Gardez vos cigarettes, cigarettes électroniques et leurs liquides, cigares, patchs ou gommes à mâcher de nicotine dans un endroit hors de portée de vos animaux. Videz vos cendriers après chaque utilisation en jetant vos mégots dans une poubelle bien fermée afin que vos animaux ne puissent pas y avoir accès.

Nettoyez plus fréquemment votre logement et ses différentes surfaces, en n’oubliant pas les tapis et les rideaux.

Concernant votre chat ou votre chien, brossez son poil pour retirer celui potentiellement contaminé. Jérémy Béguin recommande « de faire des suivis ou des bilans de santé réguliers chez le vétérinaire » afin de diagnostiquer au plus tôt et avoir plus « de chances d’allonger la durée de vie, avec des prises en charge généralement moins invasives« .

Qu’en est-il de la cigarette électronique ?

Au contraire des cigarettes traditionnelles, les e-cigarettes n’émettent pas de monoxyde de carbone ni de taux importants d’agents cancérigènes. Cependant, elles représentent toujours un risque pour l’entourage, et donc pour l’animal, du fait de la nicotine qu’elle contient. Toutefois, aucune étude n’a, à ce jour, permis d’établir les effets sur les proches après inhalation des substances contenues dans la cigarette électronique.

… et les autres animaux ! 🚭

L’on retrouve très souvent des mégots dans les parcs, les rues, les forêts, les plages, etc. Or, les animaux liminaires et les animaux sauvages sont également victimes de la toxicité du tabac. On pense notamment aux oiseaux, rongeurs, poissons, etc.
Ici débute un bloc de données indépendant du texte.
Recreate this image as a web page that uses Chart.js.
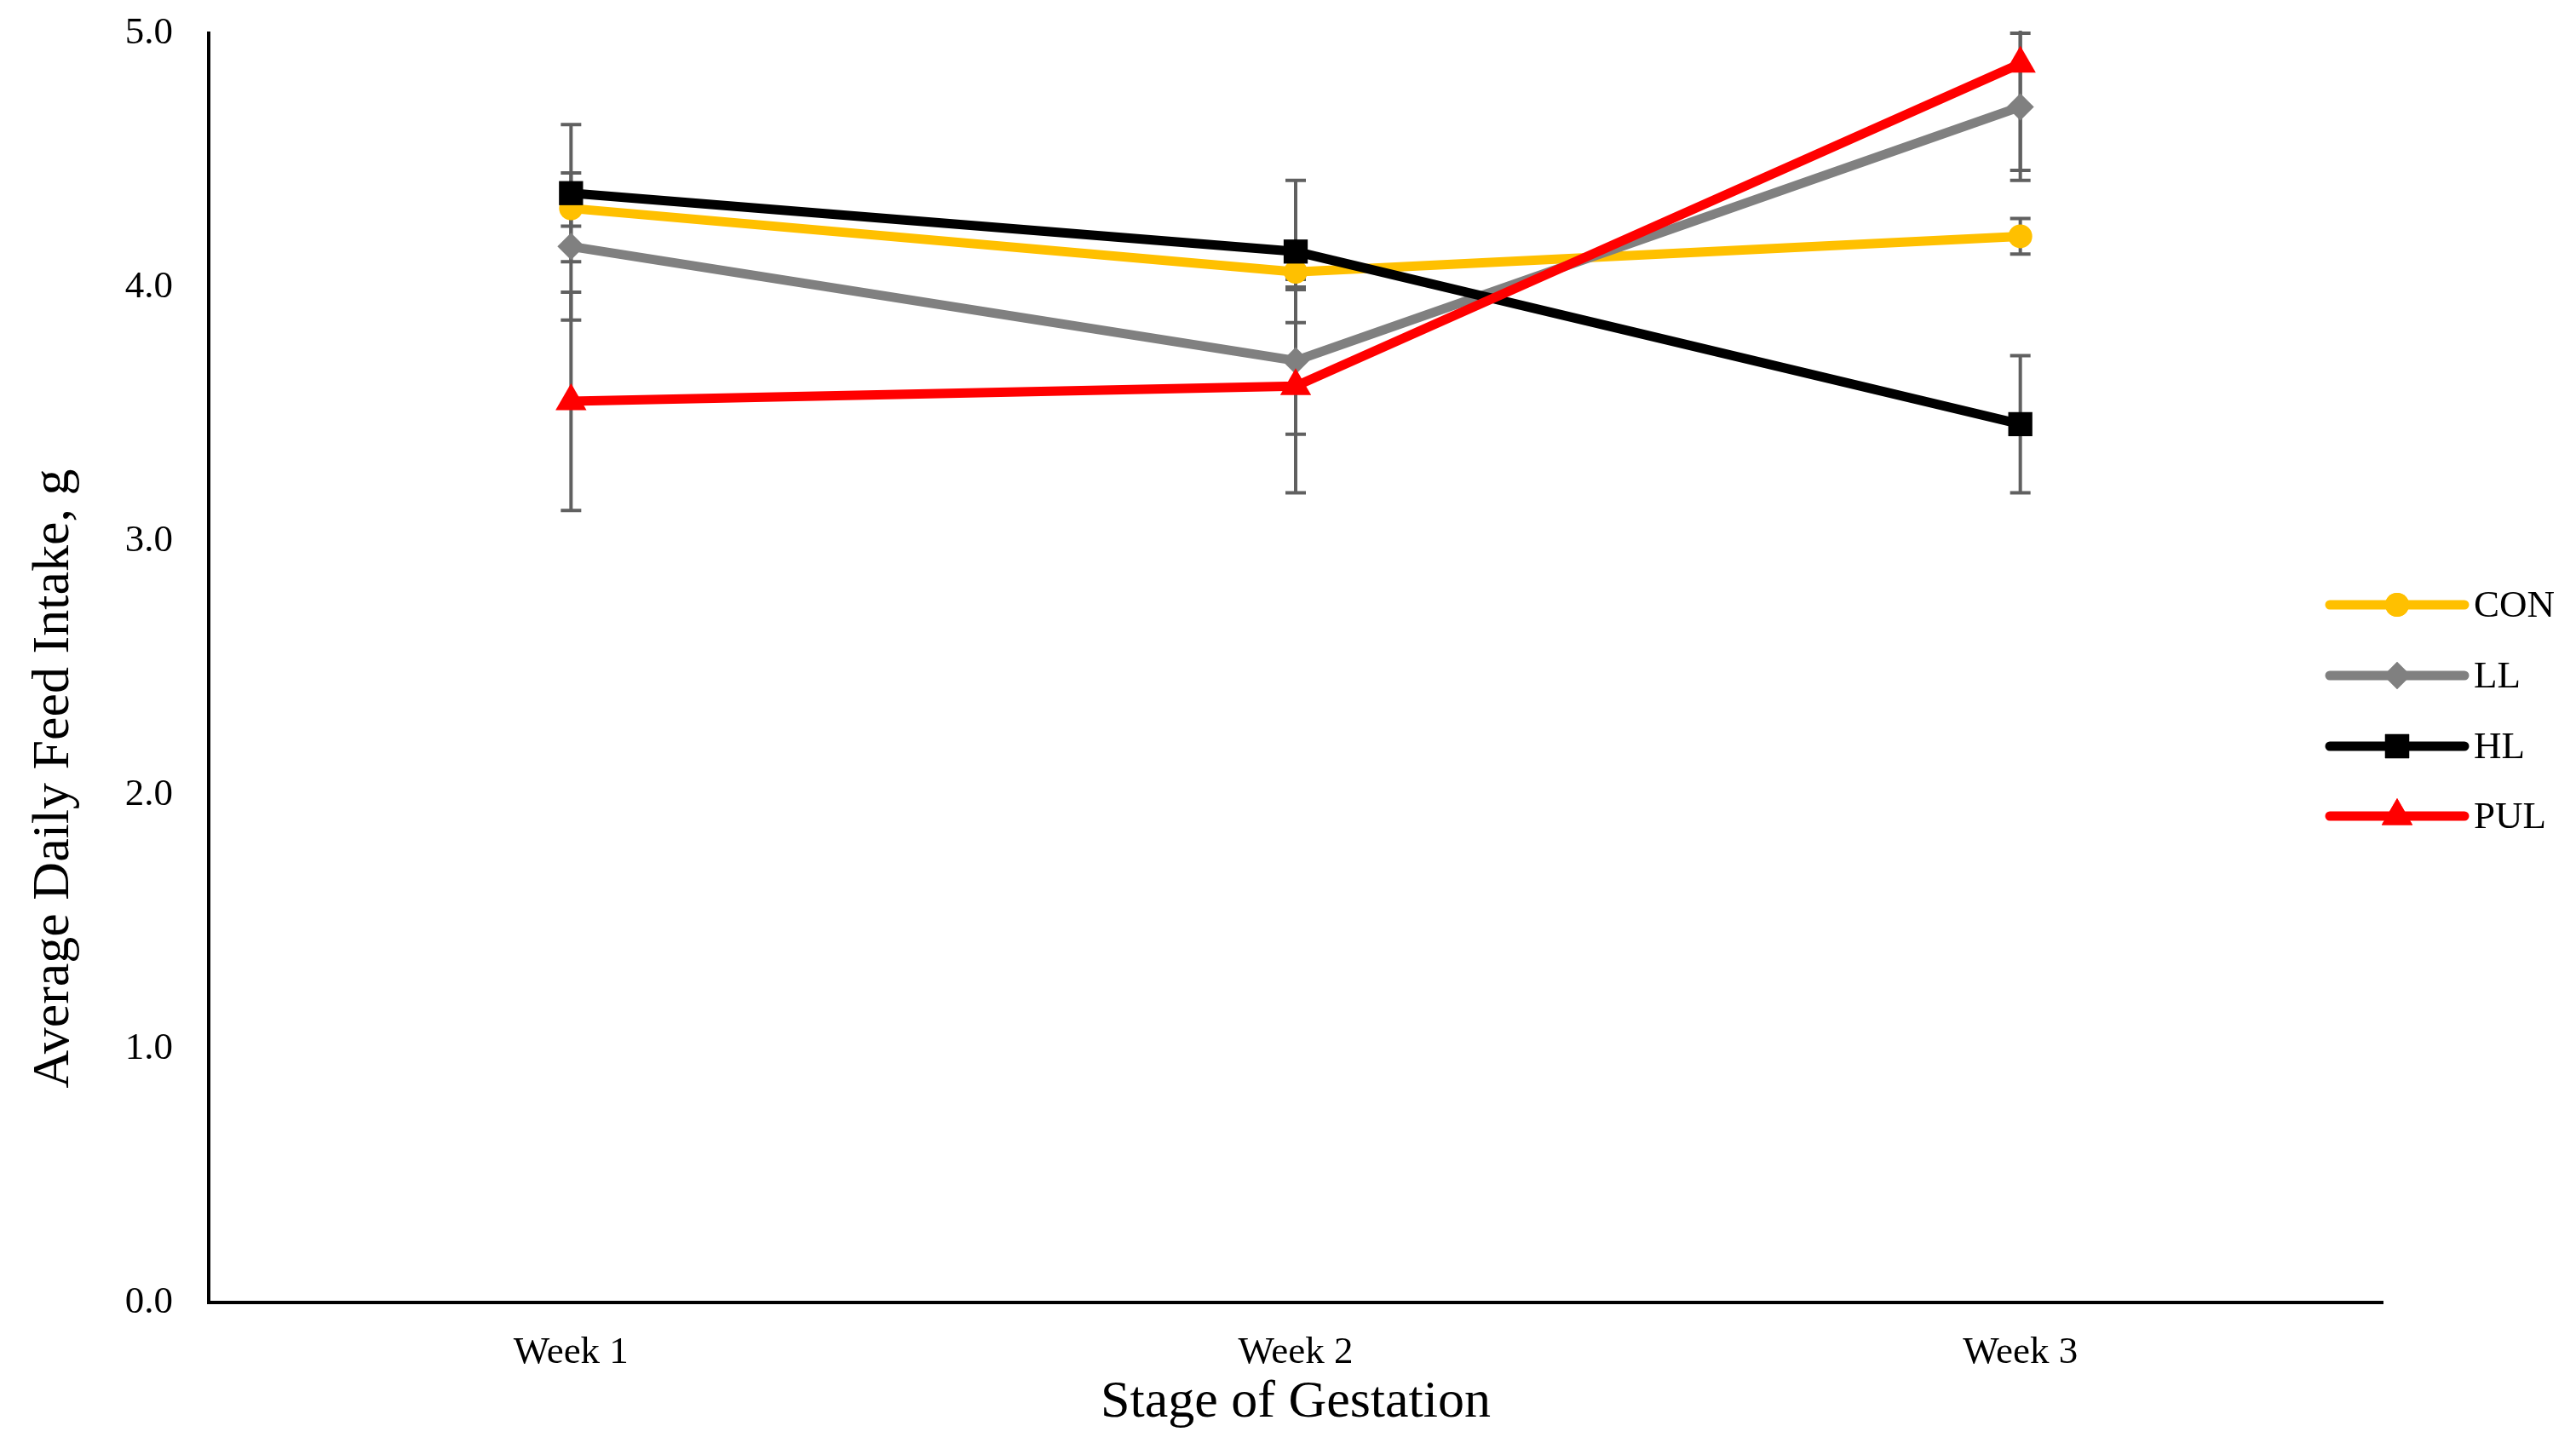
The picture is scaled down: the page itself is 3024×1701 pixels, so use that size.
<!DOCTYPE html>
<html>
<head>
<meta charset="utf-8">
<script src="https://cdn.jsdelivr.net/npm/chart.js@4/dist/chart.umd.min.js"></script>
<style>
html,body{margin:0;padding:0;background:#fff;}
#wrap{width:3024px;height:1701px;position:relative;}
</style>
</head>
<body>
<div id="wrap"><canvas id="c" width="3024" height="1701"></canvas></div>
<script>
// ---- data ----
const categories = ['Week 1', 'Week 2', 'Week 3'];
const seriesNames = ['CON', 'LL', 'HL', 'PUL'];
const conValues = [4.31, 4.06, 4.20];
const conErr    = [0.07, 0.07, 0.07];
const llValues  = [4.16, 3.71, 4.71];
const llErr     = [0.29, 0.29, 0.29];
const hlValues  = [4.37, 4.14, 3.46];
const hlErr     = [0.27, 0.28, 0.27];
const pulValues = [3.55, 3.61, 4.88];
const pulErr    = [0.43, 0.42, 0.42];
const yMin = 0, yMax = 5, yStep = 1;
const xTitle = 'Stage of Gestation';
const yTitle = 'Average Daily Feed Intake, g';

const FONT = '"Liberation Serif", "Times New Roman", serif';
const colors = ['#FFC000', '#808080', '#000000', '#FF0000'];
const styles = ['circle', 'rectRot', 'rect', 'triangle'];
const radii  = [14, 16, 20, 21];
const values = [conValues, llValues, hlValues, pulValues];
const errs   = [conErr, llErr, hlErr, pulErr];

const datasets = seriesNames.map((n, i) => ({
  label: n,
  data: values[i],
  errors: errs[i],
  borderColor: colors[i],
  backgroundColor: colors[i],
  pointBackgroundColor: colors[i],
  pointBorderColor: colors[i],
  pointBorderWidth: 0,
  pointStyle: styles[i],
  pointRadius: radii[i],
  pointHoverRadius: radii[i],
  borderWidth: 11,
  tension: 0,
  fill: false,
  order: 4 - i
}));

const errorBars = {
  id: 'errorBars',
  beforeDatasetsDraw(chart) {
    const ctx = chart.ctx, xs = chart.scales.x, ys = chart.scales.y, a = chart.chartArea;
    ctx.save();
    ctx.beginPath();
    ctx.rect(a.left, a.top - 3, a.right - a.left, a.bottom - a.top + 3);
    ctx.clip();
    ctx.strokeStyle = '#606060';
    ctx.lineWidth = 4;
    chart.data.datasets.forEach(ds => {
      ds.data.forEach((v, j) => {
        const e = ds.errors[j];
        const x = xs.getPixelForValue(j);
        const yt = ys.getPixelForValue(v + e);
        const yb = ys.getPixelForValue(v - e);
        ctx.beginPath();
        ctx.moveTo(x, yt); ctx.lineTo(x, yb);
        ctx.moveTo(x - 12, yt); ctx.lineTo(x + 12, yt);
        ctx.moveTo(x - 12, yb); ctx.lineTo(x + 12, yb);
        ctx.stroke();
      });
    });
    ctx.restore();
  }
};

const customLegend = {
  id: 'customLegend',
  afterDraw(chart) {
    const ctx = chart.ctx;
    const x0 = 2735, x1 = 2893, tx = 2904;
    const ys = [710, 793, 876, 958];
    ctx.save();
    chart.data.datasets.forEach((ds, i) => {
      const y = ys[i];
      ctx.strokeStyle = ds.borderColor;
      ctx.lineWidth = 11;
      ctx.lineCap = 'round';
      ctx.beginPath(); ctx.moveTo(x0, y); ctx.lineTo(x1, y); ctx.stroke();
      ctx.fillStyle = ds.backgroundColor;
      Chart.helpers.drawPoint(ctx, {pointStyle: ds.pointStyle, radius: ds.pointRadius, borderWidth: 0, rotation: 0}, (x0 + x1) / 2, y);
      ctx.fill();
      ctx.fillStyle = '#000';
      ctx.font = '45px ' + FONT;
      ctx.textAlign = 'left';
      ctx.textBaseline = 'middle';
      ctx.fillText(ds.label, tx, y + 2);
    });
    // y axis title
    ctx.translate(64, 914);
    ctx.rotate(-Math.PI / 2);
    ctx.font = '62px ' + FONT;
    ctx.textAlign = 'center';
    ctx.textBaseline = 'middle';
    ctx.fillStyle = '#000';
    ctx.fillText(yTitle, 0, 0);
    ctx.restore();
  }
};

new Chart(document.getElementById('c'), {
  type: 'line',
  data: { labels: categories, datasets },
  options: {
    responsive: false,
    animation: false,
    devicePixelRatio: 1,
    layout: { padding: { top: 39, right: 227, left: 0, bottom: 0 } },
    plugins: { legend: { display: false }, tooltip: { enabled: false } },
    scales: {
      x: {
        type: 'category',
        offset: true,
        grid: { display: false, drawTicks: false },
        border: { display: true, color: '#000', width: 4 },
        ticks: { color: '#000', font: { family: FONT, size: 45 }, padding: 32 },
        title: { display: true, text: xTitle, color: '#000', font: { family: FONT, size: 62 }, padding: { top: 0, bottom: 17 } },
        afterFit(s) { s.height = 172; s.paddingLeft = 0; s.paddingRight = 0; }
      },
      y: {
        min: yMin, max: yMax,
        grid: { display: false, drawTicks: false },
        border: { display: true, color: '#000', width: 4 },
        ticks: { stepSize: yStep, color: '#000', font: { family: FONT, size: 45 }, padding: 42,
                 callback: v => Number(v).toFixed(1) },
        afterFit(s) { s.width = 245; s.paddingTop = 0; s.paddingBottom = 0; }
      }
    }
  },
  plugins: [errorBars, customLegend]
});
</script>
</body>
</html>
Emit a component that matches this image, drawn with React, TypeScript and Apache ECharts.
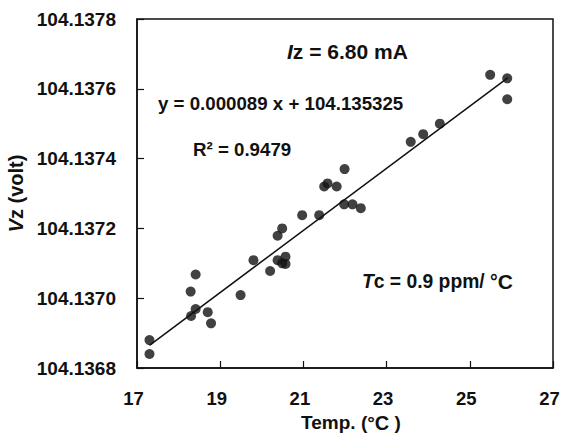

Les mégots jetés par terre peuvent être ingérés et provoquer la mort si la quantité est trop importante. Et parfois, ils se retrouvent dans un cours d’eau, parfois jusqu’en mer, et contaminent alors l’environnement des animaux aquatiques qui peuvent également les avaler.

Pour éviter de leur nuire, jetez vos mégots dans une poubelle (après l’avoir éteinte, on s’entend) ou, s’il n’y en a pas à l’horizon, conservez-les dans un cendrier de poche.